April 19, 2017
Working with your competitors: Where Canadian energy companies succeed and fail at open innovation
A new study co-authored by three Haskayne School of Business researchers examines the 20-year history of open innovation in the Western Canadian oil and gas industry to reveal how their co-operation has affected the industry’s technological breakthroughs.
Open innovation is the idea of collaboration among industry competitors to further research and development on issues that impact all. In the Canadian energy industry, this occurs through industry-based non-profit innovation intermediaries or strategic bridging organizations that provide a cost-effective approach to outsourcing of corporate R&D, particularly in unconventional oil.
“Most people do not think of the oil and gas industry as being high-tech. It actually is,” says Harrie Vredenburg, the Suncor Chair in Strategy and Sustainability and academic director of the Global Energy Executive MBA, who co-authored the study with Amir Radnejad and Jaana Woyceshyn.
“When you throw out the term ‘open innovation,’ most people think of cool ‘high-tech’ industries like biotech and information technology. But the oil and gas industry has, in fact, been collaborating on technology through open innovation for more than 20 years. And the challenges facing the oilsands industry today, notably cost efficiency and carbon emissions, may well make their biggest advances through this model of innovation.”
Researchers dug deep into early days of open innovation in oil and gas and oilsands
The researchers conducted a detailed investigation through extensive interviews and documentary records of Canadian oil industry experiments with open innovation from the earliest oilsands pioneering initiatives of the Alberta Oil Sands Technology Research Authority (AOSTRA) and the various open innovation organizations it spawned over the decades, as well as the open innovation initiatives in conventional oil and gas of the Petroleum Technology Alliance of Canada (PTAC) over its lifespan. Their article “Meta-organizing for open innovation under environmental and social pressures in the oil industry” has been published in a leading international innovation journal, Technovation: The International Journal of Technological Innovation, Entrepreneurship and Technological Management.
Through this research, and earlier findings from the project published in 2015 in the International Journal of Entrepreneurship and Innovation Management, the authors say industry finds it easier to employ open innovation methods to address strictly non-competitive environmental issues, such as managing tailings ponds. They are also more likely to employ open innovation in what is referred to as pre-competitive early-stage technologies than in competitive production technologies.
Several factors inhibit successful open innovation
Companies hesitate to fully share information freely lest they inadvertently disclose something and lose a competitive edge.
“Culture also matters. Some companies have a more collaborative information-sharing culture while in other firms a strong Not-Invented-Here syndrome is prevalent. The former, obviously, are more suited to the open innovation model than the latter,” says Vredenburg.
Vredenburg says additional factors that inhibit open innovation success include changes in corporate leadership, innovation financing models, legal constraints, abilities of companies to absorb new technologies and the additional time required for open innovation versus single firm innovation.
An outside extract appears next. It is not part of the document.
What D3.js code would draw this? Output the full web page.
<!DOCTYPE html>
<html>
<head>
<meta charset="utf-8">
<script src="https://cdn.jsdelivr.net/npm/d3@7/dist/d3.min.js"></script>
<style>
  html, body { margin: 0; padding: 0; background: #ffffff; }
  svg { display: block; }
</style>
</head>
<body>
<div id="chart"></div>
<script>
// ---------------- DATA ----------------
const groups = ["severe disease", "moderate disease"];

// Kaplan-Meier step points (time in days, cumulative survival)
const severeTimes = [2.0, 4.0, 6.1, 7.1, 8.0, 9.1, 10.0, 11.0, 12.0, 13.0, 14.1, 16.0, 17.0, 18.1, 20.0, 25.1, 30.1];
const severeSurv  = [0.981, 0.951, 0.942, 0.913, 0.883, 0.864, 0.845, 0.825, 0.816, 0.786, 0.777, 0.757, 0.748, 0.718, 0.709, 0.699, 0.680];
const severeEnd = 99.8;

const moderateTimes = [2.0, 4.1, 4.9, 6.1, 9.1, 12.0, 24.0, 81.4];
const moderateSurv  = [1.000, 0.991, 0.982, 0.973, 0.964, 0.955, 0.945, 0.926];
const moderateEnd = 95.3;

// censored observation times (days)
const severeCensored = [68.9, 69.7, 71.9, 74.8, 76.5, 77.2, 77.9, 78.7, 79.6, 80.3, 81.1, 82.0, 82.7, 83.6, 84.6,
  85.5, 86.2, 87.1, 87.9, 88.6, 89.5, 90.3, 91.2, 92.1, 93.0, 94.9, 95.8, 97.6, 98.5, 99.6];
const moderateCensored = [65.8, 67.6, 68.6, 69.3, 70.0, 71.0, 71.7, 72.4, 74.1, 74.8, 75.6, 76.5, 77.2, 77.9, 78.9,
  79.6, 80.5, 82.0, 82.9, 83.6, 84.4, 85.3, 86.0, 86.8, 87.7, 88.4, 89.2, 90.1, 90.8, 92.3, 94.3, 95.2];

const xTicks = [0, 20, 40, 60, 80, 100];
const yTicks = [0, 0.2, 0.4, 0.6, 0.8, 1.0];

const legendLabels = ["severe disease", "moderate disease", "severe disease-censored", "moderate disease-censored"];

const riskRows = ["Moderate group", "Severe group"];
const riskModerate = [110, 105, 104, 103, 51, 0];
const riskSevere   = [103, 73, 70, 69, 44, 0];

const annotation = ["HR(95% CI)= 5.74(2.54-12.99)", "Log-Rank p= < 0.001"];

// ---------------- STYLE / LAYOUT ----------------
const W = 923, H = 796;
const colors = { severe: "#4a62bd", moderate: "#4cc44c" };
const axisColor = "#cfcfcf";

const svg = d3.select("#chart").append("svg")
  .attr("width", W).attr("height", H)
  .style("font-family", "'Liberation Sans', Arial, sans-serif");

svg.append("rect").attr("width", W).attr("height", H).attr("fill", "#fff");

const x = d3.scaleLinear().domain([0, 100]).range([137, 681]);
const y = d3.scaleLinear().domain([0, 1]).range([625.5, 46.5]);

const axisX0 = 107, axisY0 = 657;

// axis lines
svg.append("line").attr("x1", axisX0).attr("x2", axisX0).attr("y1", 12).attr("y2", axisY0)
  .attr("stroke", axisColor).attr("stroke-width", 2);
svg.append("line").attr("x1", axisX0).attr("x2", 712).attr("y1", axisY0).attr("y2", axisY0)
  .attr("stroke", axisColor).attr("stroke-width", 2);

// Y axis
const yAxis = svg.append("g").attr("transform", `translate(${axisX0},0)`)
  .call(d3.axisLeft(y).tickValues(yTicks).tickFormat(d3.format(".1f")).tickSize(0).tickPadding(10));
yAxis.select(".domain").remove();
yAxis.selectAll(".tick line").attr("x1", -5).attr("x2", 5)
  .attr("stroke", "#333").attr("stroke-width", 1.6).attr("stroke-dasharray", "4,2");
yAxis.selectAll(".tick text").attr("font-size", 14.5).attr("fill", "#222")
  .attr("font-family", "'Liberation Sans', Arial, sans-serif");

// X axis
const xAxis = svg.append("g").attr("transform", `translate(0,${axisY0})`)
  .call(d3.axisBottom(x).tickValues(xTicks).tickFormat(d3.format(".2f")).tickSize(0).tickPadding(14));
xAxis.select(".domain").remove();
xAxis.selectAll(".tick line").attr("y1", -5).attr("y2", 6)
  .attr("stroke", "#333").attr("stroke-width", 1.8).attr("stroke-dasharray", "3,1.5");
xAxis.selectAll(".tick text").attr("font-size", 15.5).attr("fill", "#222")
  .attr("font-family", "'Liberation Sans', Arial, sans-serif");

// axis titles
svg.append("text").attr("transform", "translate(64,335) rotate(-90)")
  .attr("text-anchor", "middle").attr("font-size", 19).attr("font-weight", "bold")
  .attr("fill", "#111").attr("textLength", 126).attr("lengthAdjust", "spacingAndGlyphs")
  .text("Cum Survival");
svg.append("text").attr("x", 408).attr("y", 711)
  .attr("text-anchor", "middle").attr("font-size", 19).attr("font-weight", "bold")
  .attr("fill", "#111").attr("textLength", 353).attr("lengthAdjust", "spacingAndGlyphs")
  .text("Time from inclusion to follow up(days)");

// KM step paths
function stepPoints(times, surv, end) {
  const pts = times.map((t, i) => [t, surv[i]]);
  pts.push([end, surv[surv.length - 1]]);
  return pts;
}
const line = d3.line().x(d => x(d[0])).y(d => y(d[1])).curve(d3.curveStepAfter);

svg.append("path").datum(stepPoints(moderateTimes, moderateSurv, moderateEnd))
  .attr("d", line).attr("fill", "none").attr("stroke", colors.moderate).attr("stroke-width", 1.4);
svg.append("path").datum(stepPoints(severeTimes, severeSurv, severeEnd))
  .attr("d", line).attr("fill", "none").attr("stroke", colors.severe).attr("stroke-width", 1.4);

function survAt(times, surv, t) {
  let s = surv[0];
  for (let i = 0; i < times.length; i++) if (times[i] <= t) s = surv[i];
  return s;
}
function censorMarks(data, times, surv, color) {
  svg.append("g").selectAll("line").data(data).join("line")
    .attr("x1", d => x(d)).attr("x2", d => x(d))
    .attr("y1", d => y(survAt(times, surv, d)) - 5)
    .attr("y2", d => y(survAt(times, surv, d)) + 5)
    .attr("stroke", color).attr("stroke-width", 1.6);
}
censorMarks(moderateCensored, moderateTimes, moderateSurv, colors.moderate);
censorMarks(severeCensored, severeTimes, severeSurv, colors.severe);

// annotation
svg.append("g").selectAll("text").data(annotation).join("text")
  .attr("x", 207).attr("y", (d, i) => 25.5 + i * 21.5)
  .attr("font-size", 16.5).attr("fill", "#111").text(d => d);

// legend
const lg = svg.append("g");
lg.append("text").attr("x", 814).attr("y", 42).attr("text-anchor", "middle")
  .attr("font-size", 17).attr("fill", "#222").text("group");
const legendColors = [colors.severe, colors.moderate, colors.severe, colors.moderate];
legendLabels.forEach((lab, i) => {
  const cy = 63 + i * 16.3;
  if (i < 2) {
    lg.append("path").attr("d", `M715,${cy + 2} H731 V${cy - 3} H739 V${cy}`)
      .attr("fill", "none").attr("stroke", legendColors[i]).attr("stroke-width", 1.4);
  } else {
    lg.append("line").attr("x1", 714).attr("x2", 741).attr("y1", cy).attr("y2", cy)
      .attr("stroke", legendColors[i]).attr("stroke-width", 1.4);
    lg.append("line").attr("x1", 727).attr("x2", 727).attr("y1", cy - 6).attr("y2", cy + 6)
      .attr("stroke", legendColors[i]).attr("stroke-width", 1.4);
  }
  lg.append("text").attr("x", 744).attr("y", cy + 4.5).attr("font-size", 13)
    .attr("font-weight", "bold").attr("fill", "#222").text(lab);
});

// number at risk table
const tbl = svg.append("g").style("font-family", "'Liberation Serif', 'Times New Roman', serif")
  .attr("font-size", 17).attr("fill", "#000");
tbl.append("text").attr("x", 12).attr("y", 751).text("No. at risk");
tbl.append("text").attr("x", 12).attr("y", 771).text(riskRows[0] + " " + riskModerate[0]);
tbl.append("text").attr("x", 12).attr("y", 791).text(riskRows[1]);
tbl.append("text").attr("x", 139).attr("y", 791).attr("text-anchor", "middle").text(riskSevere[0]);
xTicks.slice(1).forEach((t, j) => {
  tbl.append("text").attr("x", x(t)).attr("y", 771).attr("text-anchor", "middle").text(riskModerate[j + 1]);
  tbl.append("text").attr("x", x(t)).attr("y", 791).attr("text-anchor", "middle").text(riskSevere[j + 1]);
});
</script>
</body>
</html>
Many smaller companies just do not have the resources to engage in collaboration.
In the 1990s, innovation intermediaries were set up as cost-effective ways for companies to do R&D as they were shedding their own R&D departments due to low commodity prices. In more recent years, the motivation for innovation intermediaries has been to work together to address the environmental challenges faced by the entire industry.
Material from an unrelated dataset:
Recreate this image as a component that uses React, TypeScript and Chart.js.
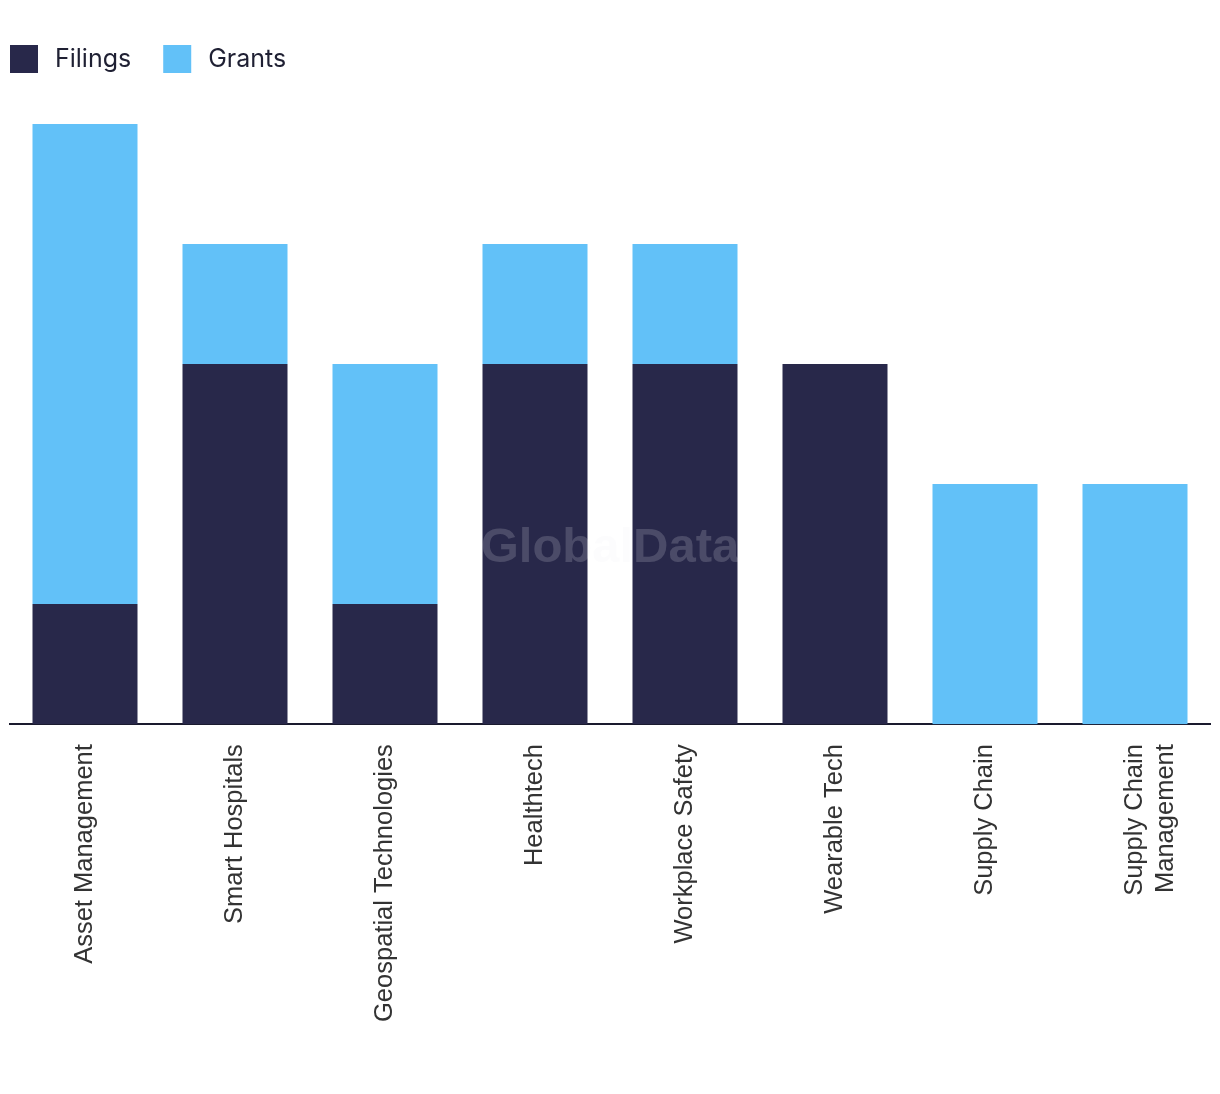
import React, { useEffect, useRef } from "react";
import { Chart, registerables } from "chart.js";

Chart.register(...registerables);

const categories: (string | string[])[] = [
  "Asset Management",
  "Smart Hospitals",
  "Geospatial Technologies",
  "Healthtech",
  "Workplace Safety",
  "Wearable Tech",
  "Supply Chain",
  ["Supply Chain", "Management"],
];
const filings = [1, 3, 1, 3, 3, 3, 0, 0];
const grants = [4, 1, 2, 1, 1, 0, 2, 2];
const yMax = 5;

const watermark = {
  id: "watermark",
  afterDatasetsDraw(chart: any) {
    const { ctx, chartArea } = chart;
    ctx.save();
    ctx.font = "bold 49px 'Liberation Sans', Arial, sans-serif";
    ctx.fillStyle = "rgba(240,240,242,0.18)";
    ctx.textAlign = "center";
    ctx.textBaseline = "middle";
    ctx.fillText("GlobalData", (chartArea.left + chartArea.right) / 2, 548);
    ctx.restore();
  },
};

// Legend drawn from the datasets' own labels and colours
const topLegend = {
  id: "topLegend",
  afterDraw(chart: any) {
    const { ctx } = chart;
    ctx.save();
    ctx.font = "25px Inter, 'Open Sans', sans-serif";
    ctx.textBaseline = "middle";
    ctx.textAlign = "left";
    let x = 10;
    const boxTop = 45;
    const box = 28;
    chart.data.datasets.forEach((ds: any) => {
      ctx.fillStyle = ds.backgroundColor;
      ctx.fillRect(x, boxTop, box, box);
      ctx.fillStyle = "#1f2033";
      const tx = x + box + 17;
      ctx.fillText(ds.label, tx, boxTop + box / 2);
      x = tx + ctx.measureText(ds.label).width + 32;
    });
    ctx.restore();
  },
};

export default function App() {
  const ref = useRef<HTMLCanvasElement>(null);
  useEffect(() => {
    document.body.style.margin = "0";
    const chart = new Chart(ref.current!, {
      type: "bar",
      data: {
        labels: categories,
        datasets: [
          { label: "Filings", data: filings, backgroundColor: "#28284a" },
          { label: "Grants", data: grants, backgroundColor: "#62c1f8" },
        ],
      },
      options: {
        responsive: false,
        animation: false,
        layout: { padding: { left: 10, right: 10, top: 124, bottom: 52 } },
        datasets: { bar: { barPercentage: 1, categoryPercentage: 0.7 } } as any,
        plugins: {
          tooltip: { enabled: false },
          legend: { display: false },
        },
        scales: {
          x: {
            stacked: true,
            grid: { display: false, drawTicks: false },
            border: { display: true, color: "#1a1a2e", width: 2 },
            ticks: {
              maxRotation: 90,
              minRotation: 90,
              padding: 20,
              color: "#333",
              font: { family: "'Liberation Sans', Arial, sans-serif", size: 25.5 },
            },
          },
          y: {
            stacked: true,
            display: false,
            min: 0,
            max: yMax,
          },
        },
      },
      plugins: [watermark, topLegend],
    });
    return () => chart.destroy();
  }, []);
  return (
    <div style={{ width: 1220, height: 1094 }}>
      <canvas ref={ref} width={1220} height={1094} />
    </div>
  );
}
Decades of collaboration puts oil industry in positive position
The newest innovation intermediary organizations, Vredenburg says, have mobilized significant resources and senior executives to collaborate, and these organizations have a high public profile. These characteristics serve to keep inter-firm collaboration going even when the going gets rough. As these neutral intermediary organizations actively invite and involve government agencies and environmental groups, this serves to transform the public discourse from an antagonistic environment versus a business one, to one seeking constructive societal outcomes. These organizations provide a forum for public workshops and meetings to air a broad range of societal perspectives. They have worked out intellectual property sharing protocols that efficiently allow firms to work together without overstepping competition regulatory legal bounds.
This decades-long oil industry experience, with what economists and organizational scholars call meta-organizing, has led to the industry possibly being well-positioned to respond as an industry to the environmental pressures it increasingly faces in the early decades of the 21st century.
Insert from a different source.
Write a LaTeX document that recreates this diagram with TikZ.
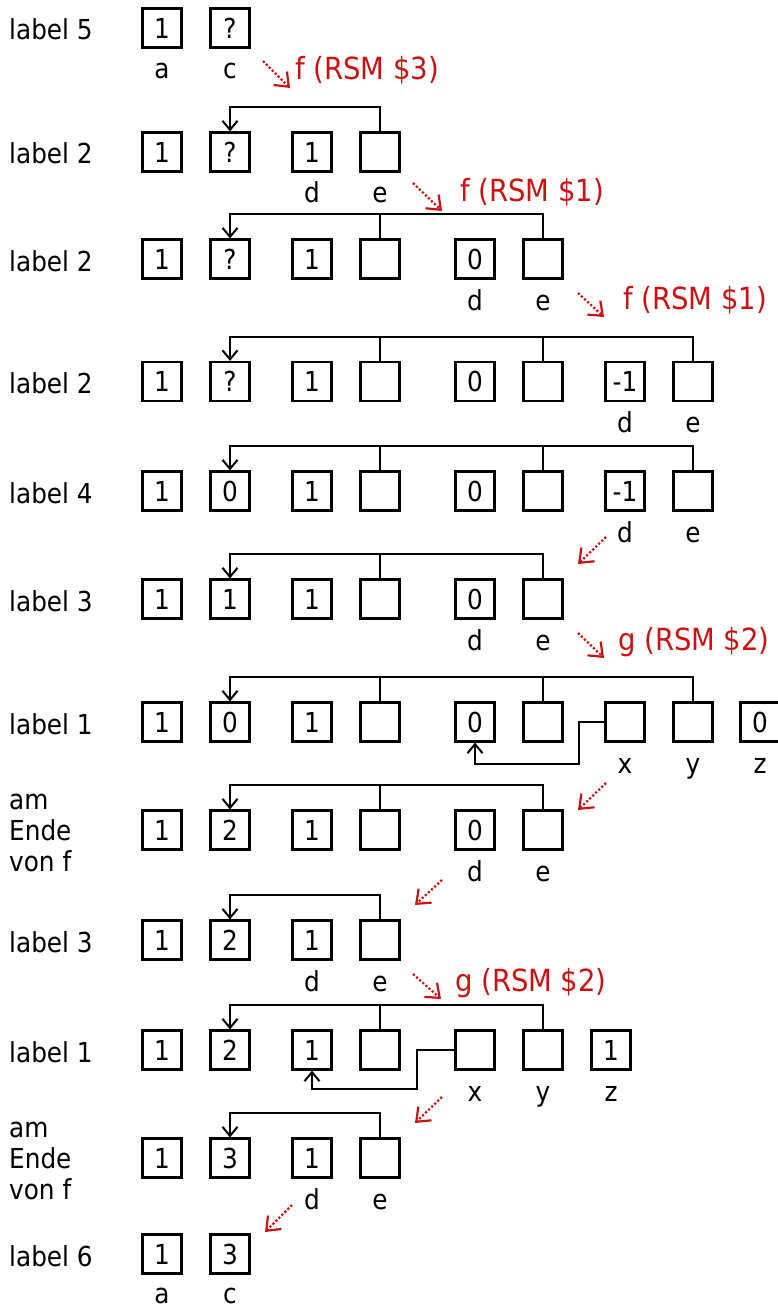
\documentclass[tikz,border=0pt]{standalone}
\usepackage{fontspec}
\setmainfont{DejaVu Sans}[FakeStretch=0.9]
\usetikzlibrary{arrows.meta}
\definecolor{rsmred}{RGB}{204,17,17}

\begin{document}
\begin{tikzpicture}[x=1pt, y=-1pt, >={Straight Barb[length=9pt,width=15pt]},
  every node/.style={inner sep=0pt, font=\fontsize{27.5}{31}\selectfont},
  cell/.style={draw, line width=2.2pt, minimum size=39pt},
  tag/.style={anchor=base},
  rowname/.style={anchor=base west, align=left},
  link/.style={line width=2pt},
  hint/.style={-{Straight Barb[length=12pt,width=19pt]}, rsmred, dotted, line width=2.2pt},
  call/.style={anchor=west, text=rsmred, font=\fontsize{30.5}{34}\selectfont}]
\useasboundingbox (0,0) rectangle (778,1308);

% label 5
\node[rowname] (t1) at (9,40) {label 5};
\node[cell] (r1c1) at (162,28) {1};
\node[cell] (r1c2) at (230,28) {?};
\node[tag] (r1a) at (162,79) {a};
\node[tag] (r1c) at (230,79) {c};
\coordinate (h1s) at (263,61); \coordinate (h1e) at (290,88);
\draw[hint] (h1s) -- (h1e);
\node[call] (f1) at (295,70) {f (RSM \$3)};

% label 2
\node[rowname] (t2) at (9,164) {label 2};
\node[cell] (r2c1) at (162,152) {1};
\node[cell] (r2c2) at (230,152) {?};
\node[cell] (r2c3) at (312,152) {1};
\node[cell] (r2c4) at (380,152) {};
\node[tag] (r2d) at (312,203) {d};
\node[tag] (r2e) at (380,203) {e};
\draw[link,->] (r2c4.north) -- ++(0,-24) -| (r2c2.north);
\coordinate (h2s) at (413,183); \coordinate (h2e) at (442,211);
\draw[hint] (h2s) -- (h2e);
\node[call] (f2) at (460,192) {f (RSM \$1)};

% label 2
\node[rowname] (t3) at (9,271) {label 2};
\node[cell] (r3c1) at (162,259) {1};
\node[cell] (r3c2) at (230,259) {?};
\node[cell] (r3c3) at (312,259) {1};
\node[cell] (r3c4) at (380,259) {};
\node[cell] (r3c5) at (475,259) {0};
\node[cell] (r3c6) at (543,259) {};
\node[tag] (r3d) at (475,310) {d};
\node[tag] (r3e) at (543,310) {e};
\draw[link,->] (r3c6.north) -- ++(0,-24) -| (r3c2.north);
\draw[link] (r3c4.north) -- ++(0,-24);
\coordinate (h3s) at (578,293); \coordinate (h3e) at (604,317);
\draw[hint] (h3s) -- (h3e);
\node[call] (f3) at (623,300) {f (RSM \$1)};

% label 2
\node[rowname] (t4) at (9,393.5) {label 2};
\node[cell] (r4c1) at (162,381.5) {1};
\node[cell] (r4c2) at (230,381.5) {?};
\node[cell] (r4c3) at (312,381.5) {1};
\node[cell] (r4c4) at (380,381.5) {};
\node[cell] (r4c5) at (475,381.5) {0};
\node[cell] (r4c6) at (543,381.5) {};
\node[cell] (r4c7) at (625,381.5) {-1};
\node[cell] (r4c8) at (693,381.5) {};
\node[tag] (r4d) at (625,432.5) {d};
\node[tag] (r4e) at (693,432.5) {e};
\draw[link,->] (r4c8.north) -- ++(0,-24) -| (r4c2.north);
\draw[link] (r4c4.north) -- ++(0,-24);
\draw[link] (r4c6.north) -- ++(0,-24);

% label 4
\node[rowname] (t5) at (9,503) {label 4};
\node[cell] (r5c1) at (162,491) {1};
\node[cell] (r5c2) at (230,491) {0};
\node[cell] (r5c3) at (312,491) {1};
\node[cell] (r5c4) at (380,491) {};
\node[cell] (r5c5) at (475,491) {0};
\node[cell] (r5c6) at (543,491) {};
\node[cell] (r5c7) at (625,491) {-1};
\node[cell] (r5c8) at (693,491) {};
\node[tag] (r5d) at (625,542) {d};
\node[tag] (r5e) at (693,542) {e};
\draw[link,->] (r5c8.north) -- ++(0,-24) -| (r5c2.north);
\draw[link] (r5c4.north) -- ++(0,-24);
\draw[link] (r5c6.north) -- ++(0,-24);
\coordinate (h4s) at (606,537); \coordinate (h4e) at (578,564);
\draw[hint] (h4s) -- (h4e);

% label 3
\node[rowname] (t6) at (9,611) {label 3};
\node[cell] (r6c1) at (162,599) {1};
\node[cell] (r6c2) at (230,599) {1};
\node[cell] (r6c3) at (312,599) {1};
\node[cell] (r6c4) at (380,599) {};
\node[cell] (r6c5) at (475,599) {0};
\node[cell] (r6c6) at (543,599) {};
\node[tag] (r6d) at (475,650) {d};
\node[tag] (r6e) at (543,650) {e};
\draw[link,->] (r6c6.north) -- ++(0,-24) -| (r6c2.north);
\draw[link] (r6c4.north) -- ++(0,-24);
\coordinate (h5s) at (578,633); \coordinate (h5e) at (604,658);
\draw[hint] (h5s) -- (h5e);
\node[call] (g1) at (618,642) {g (RSM \$2)};

% label 1
\node[rowname] (t7) at (9,734) {label 1};
\node[cell] (r7c1) at (162,722) {1};
\node[cell] (r7c2) at (230,722) {0};
\node[cell] (r7c3) at (312,722) {1};
\node[cell] (r7c4) at (380,722) {};
\node[cell] (r7c5) at (475,722) {0};
\node[cell] (r7c6) at (543,722) {};
\node[cell] (r7c7) at (625,722) {};
\node[cell] (r7c8) at (693,722) {};
\node[cell] (r7c9) at (760,722) {0};
\node[tag] (r7x) at (625,773) {x};
\node[tag] (r7y) at (693,773) {y};
\node[tag] (r7z) at (760,773) {z};
\draw[link,->] (r7c8.north) -- ++(0,-24) -| (r7c2.north);
\draw[link] (r7c4.north) -- ++(0,-24);
\draw[link] (r7c6.north) -- ++(0,-24);
\draw[link,->] (r7c7.west) -- ++(-25,0) -- ++(0,42) -| (r7c5.south);
\coordinate (h6s) at (606,783); \coordinate (h6e) at (578,810);
\draw[hint] (h6s) -- (h6e);

% am Ende von f
\node[rowname] (t8) at (9,871) {am\\Ende\\von f};
\node[cell] (r8c1) at (162,830) {1};
\node[cell] (r8c2) at (230,830) {2};
\node[cell] (r8c3) at (312,830) {1};
\node[cell] (r8c4) at (380,830) {};
\node[cell] (r8c5) at (475,830) {0};
\node[cell] (r8c6) at (543,830) {};
\node[tag] (r8d) at (475,881) {d};
\node[tag] (r8e) at (543,881) {e};
\draw[link,->] (r8c6.north) -- ++(0,-24) -| (r8c2.north);
\draw[link] (r8c4.north) -- ++(0,-24);
\coordinate (h7s) at (442,880); \coordinate (h7e) at (415,905);
\draw[hint] (h7s) -- (h7e);

% label 3
\node[rowname] (t9) at (9,952) {label 3};
\node[cell] (r9c1) at (162,940) {1};
\node[cell] (r9c2) at (230,940) {2};
\node[cell] (r9c3) at (312,940) {1};
\node[cell] (r9c4) at (380,940) {};
\node[tag] (r9d) at (312,991) {d};
\node[tag] (r9e) at (380,991) {e};
\draw[link,->] (r9c4.north) -- ++(0,-24) -| (r9c2.north);
\coordinate (h8s) at (413,974); \coordinate (h8e) at (441,999);
\draw[hint] (h8s) -- (h8e);
\node[call] (g2) at (455,983) {g (RSM \$2)};

% label 1
\node[rowname] (t10) at (9,1062) {label 1};
\node[cell] (r10c1) at (162,1050) {1};
\node[cell] (r10c2) at (230,1050) {2};
\node[cell] (r10c3) at (312,1050) {1};
\node[cell] (r10c4) at (380,1050) {};
\node[cell] (r10c5) at (475,1050) {};
\node[cell] (r10c6) at (543,1050) {};
\node[cell] (r10c7) at (611,1050) {1};
\node[tag] (r10x) at (475,1101) {x};
\node[tag] (r10y) at (543,1101) {y};
\node[tag] (r10z) at (611,1101) {z};
\draw[link,->] (r10c6.north) -- ++(0,-24) -| (r10c2.north);
\draw[link] (r10c4.north) -- ++(0,-24);
\draw[link,->] (r10c5.west) -- ++(-37,0) -- ++(0,39) -| (r10c3.south);
\coordinate (h9s) at (442,1097); \coordinate (h9e) at (415,1123);
\draw[hint] (h9s) -- (h9e);

% am Ende von f
\node[rowname] (t11) at (9,1199) {am\\Ende\\von f};
\node[cell] (r11c1) at (162,1158) {1};
\node[cell] (r11c2) at (230,1158) {3};
\node[cell] (r11c3) at (312,1158) {1};
\node[cell] (r11c4) at (380,1158) {};
\node[tag] (r11d) at (312,1209) {d};
\node[tag] (r11e) at (380,1209) {e};
\draw[link,->] (r11c4.north) -- ++(0,-24) -| (r11c2.north);
\coordinate (h10s) at (292,1205); \coordinate (h10e) at (265,1232);
\draw[hint] (h10s) -- (h10e);

% label 6
\node[rowname] (t12) at (9,1266) {label 6};
\node[cell] (r12c1) at (162,1254) {1};
\node[cell] (r12c2) at (230,1254) {3};
\node[tag] (r12a) at (162,1303.5) {a};
\node[tag] (r12c) at (230,1303.5) {c};
\end{tikzpicture}
\end{document}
Some of the research for this study formed part of Radnejad’s PhD dissertation at Haskayne under Vredenburg’s supervision. He is now assistant professor of management at Susquehanna University in Pennsylvania. Woyceshyn is director of PhD and thesis master’s programs at Haskayne. Vredenburg was one of the early pioneers in studying inter-organizational collaboration through strategic bridging organizations and innovation intermediaries, dating back to his first journal paper on the topic in 1991.